Task brief
Can you set down, exactly as they appear below, the lines from the opening of the material through the one bearing "offsets = explode * (dirs - dirs[0])", minus the pictures?

Information provided
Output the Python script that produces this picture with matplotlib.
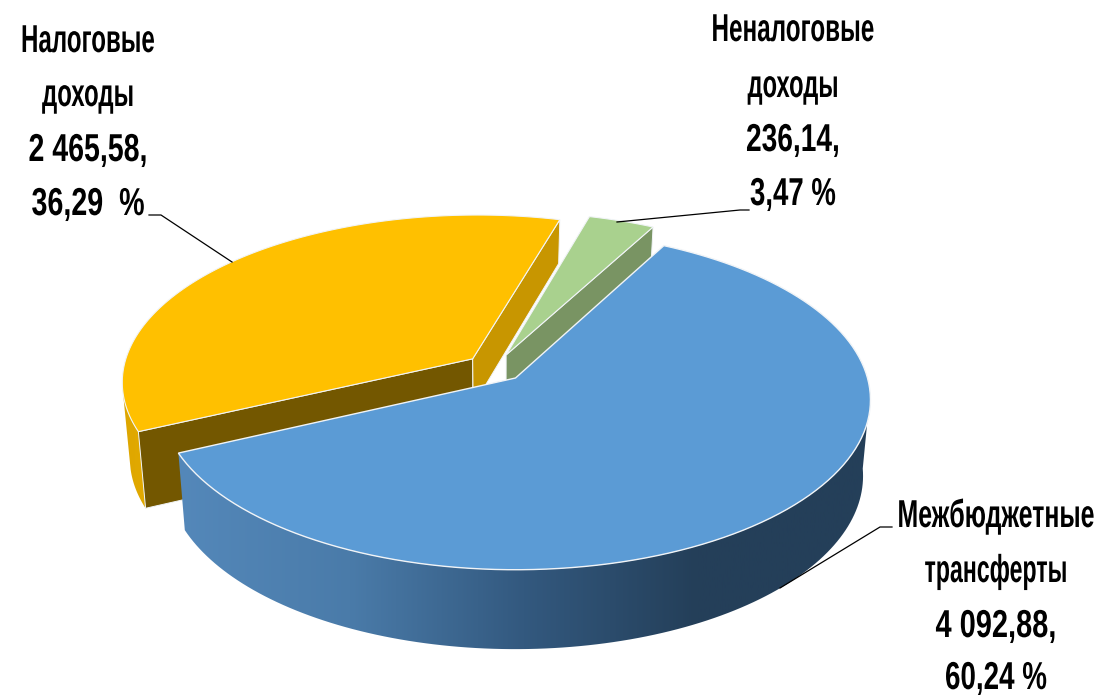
import numpy as np
import matplotlib
matplotlib.use('Agg')
import matplotlib.pyplot as plt
from matplotlib.colors import LinearSegmentedColormap
from matplotlib.patches import Polygon
from matplotlib.patheffects import AbstractPathEffect
from matplotlib.transforms import Affine2D

names = ['Межбюджетные трансферты', 'Налоговые доходы', 'Неналоговые доходы']
values = [4092.88, 2465.58, 236.14]

label_lines = [
    ['Межбюджетные', 'трансферты', '4 092,88,', '60,24 %'],
    ['Налоговые', 'доходы', '2 465,58,', '36,29  %'],
    ['Неналоговые', 'доходы', '236,14,', '3,47 %'],
]
label_x = [996, 88, 793]
label_baselines = [[527, 582, 637, 689], [52, 106, 161, 215], [41, 97, 151, 205]]
# widths of the condensed lines in the reference, pixels
label_widths = [[197, 143, 121, 102], [134, 92, 119, 113], [163, 91, 94, 86]]
leaders = [
    [(780, 588), (880, 527), (892, 527)],
    [(149, 215), (161, 215), (232, 262)],
    [(617, 222), (740, 210), (749, 210)],
]

# pie geometry, in picture pixels
first_angle = 28.0
explode = 0.085
origin = (515.5, 378)
scale_x, scale_y, persp = 352, 167, 0.129
side_depth = 76

top_colors = ['#5B9BD5', '#FFC000', '#A9D18E']
edge_color = '#F1F4F7'

share = np.array(values) / sum(values) * 360
starts = first_angle + np.concatenate([[0], np.cumsum(share)[:-1]])
ends = starts + share
mids = np.radians((starts + ends) / 2)
dirs = np.column_stack([np.sin(mids), np.cos(mids)])
offsets = explode * (dirs - dirs[0])


def project(X, Y):
    w = 1 + persp * Y
    return origin[0] + X * scale_x / w, origin[1] - Y * scale_y / w


def arc(i, a0, a1):
    t = np.radians(np.linspace(a0, a1, 120))
    return project(np.sin(t) + offsets[i, 0], np.cos(t) + offsets[i, 1])


def apex(i):
    return project(offsets[i, 0], offsets[i, 1])


def drop(x, y, depth=side_depth):
    x = np.asarray(x, dtype=float)
    y = np.asarray(y, dtype=float)
    return 500 + (x - 500) * 0.98, y + depth + (y - 400) * 0.02


def band(x, y, depth=side_depth):
    bx, by = drop(x, y, depth)
    return np.column_stack([np.r_[x, bx[::-1]], np.r_[y, by[::-1]]])


def wall(i, angle, depth=side_depth):
    ax0, ay0 = apex(i)
    ox, oy = arc(i, angle, angle)
    return band(np.array([ax0, ox[0]]), np.array([ay0, oy[0]]), depth)


def top_face(i):
    x, y = arc(i, starts[i], ends[i])
    ax0, ay0 = apex(i)
    return np.column_stack([np.r_[ax0, x], np.r_[ay0, y]])


# no condensed family is installed, so the glyphs are narrowed when drawn
class Squeeze(AbstractPathEffect):
    def __init__(self, anchor, sx):
        super().__init__()
        self.anchor = anchor
        self.sx = sx

    def draw_path(self, renderer, gc, tpath, affine, rgbFace=None):
        squeezed = affine + Affine2D().translate(-self.anchor, 0).scale(self.sx, 1).translate(self.anchor, 0)
        renderer.draw_path(gc, tpath, squeezed, rgbFace)


fig = plt.figure(figsize=(11.02, 6.95), dpi=100)
ax = fig.add_axes([0, 0, 1, 1])
ax.set_xlim(0, 1102)
ax.set_ylim(695, 0)
ax.axis('off')


def gradient_side(pts, colors, x0, x1, z):
    cmap = LinearSegmentedColormap.from_list('side', colors)
    im = ax.imshow(np.linspace(0, 1, 256).reshape(1, -1), cmap=cmap, aspect='auto',
                   extent=[x0, x1, 695, 0], zorder=z)
    poly = Polygon(pts, closed=True, fc='none', ec='none', transform=ax.transData)
    ax.add_patch(poly)
    im.set_clip_path(poly)


# Налоговые: outer side and the two cut faces
x, y = arc(1, starts[1], 258)
gradient_side(band(x, y), ['#DDA600', '#E3AA00'], 120, 150, 1)
ax.add_patch(Polygon(wall(1, starts[1]), closed=True, fc='#735700', ec=edge_color, lw=0.7, zorder=2))
ax.add_patch(Polygon(wall(1, ends[1], 47.5), closed=True, fc='#C89600', ec=edge_color, lw=0.7, zorder=2))

# Неналоговые: cut face
ax.add_patch(Polygon(wall(2, ends[2], 60), closed=True, fc='#799463', ec=edge_color, lw=0.7, zorder=3))

ax.add_patch(Polygon(top_face(1), closed=True, fc=top_colors[1], ec=edge_color, lw=0.8, zorder=4))
ax.add_patch(Polygon(top_face(2), closed=True, fc=top_colors[2], ec=edge_color, lw=0.8, zorder=4))

# Межбюджетные: outer side with the dark shading to the right, then top
x, y = arc(0, 95, ends[0])
gradient_side(band(x, y), ['#5488BA', '#4A7BA9', '#33597F', '#243F59', '#243F59'], 177, 870, 5)
ax.add_patch(Polygon(top_face(0), closed=True, fc=top_colors[0], ec=edge_color, lw=1.0, zorder=6))

for pts in leaders:
    xs, ys = zip(*pts)
    ax.plot(xs, ys, color='black', lw=0.9, zorder=7)

renderer = fig.canvas.get_renderer()
for lines, cx, bases, widths in zip(label_lines, label_x, label_baselines, label_widths):
    # anchor on the side away from the nearest edge so the full width box stays inside
    side = 'left' if cx < 551 else 'right'
    for line, base, width in zip(lines, bases, widths):
        anchor = cx - width / 2 if side == 'left' else cx + width / 2
        t = ax.text(anchor, base, line, ha=side, va='baseline', fontsize=28,
                    family='Liberation Sans', weight='bold', color='black', zorder=8)
        sx = width / t.get_window_extent(renderer).width
        t.set_path_effects([Squeeze(anchor, sx)])

fig.savefig('out.png', dpi=100)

Response to this exercise
Output the Python script that produces this picture with matplotlib.
import numpy as np
import matplotlib
matplotlib.use('Agg')
import matplotlib.pyplot as plt
from matplotlib.colors import LinearSegmentedColormap
from matplotlib.patches import Polygon
from matplotlib.patheffects import AbstractPathEffect
from matplotlib.transforms import Affine2D

names = ['Межбюджетные трансферты', 'Налоговые доходы', 'Неналоговые доходы']
values = [4092.88, 2465.58, 236.14]

label_lines = [
    ['Межбюджетные', 'трансферты', '4 092,88,', '60,24 %'],
    ['Налоговые', 'доходы', '2 465,58,', '36,29  %'],
    ['Неналоговые', 'доходы', '236,14,', '3,47 %'],
]
label_x = [996, 88, 793]
label_baselines = [[527, 582, 637, 689], [52, 106, 161, 215], [41, 97, 151, 205]]
# widths of the condensed lines in the reference, pixels
label_widths = [[197, 143, 121, 102], [134, 92, 119, 113], [163, 91, 94, 86]]
leaders = [
    [(780, 588), (880, 527), (892, 527)],
    [(149, 215), (161, 215), (232, 262)],
    [(617, 222), (740, 210), (749, 210)],
]

# pie geometry, in picture pixels
first_angle = 28.0
explode = 0.085
origin = (515.5, 378)
scale_x, scale_y, persp = 352, 167, 0.129
side_depth = 76

top_colors = ['#5B9BD5', '#FFC000', '#A9D18E']
edge_color = '#F1F4F7'

share = np.array(values) / sum(values) * 360
starts = first_angle + np.concatenate([[0], np.cumsum(share)[:-1]])
ends = starts + share
mids = np.radians((starts + ends) / 2)
dirs = np.column_stack([np.sin(mids), np.cos(mids)])
offsets = explode * (dirs - dirs[0])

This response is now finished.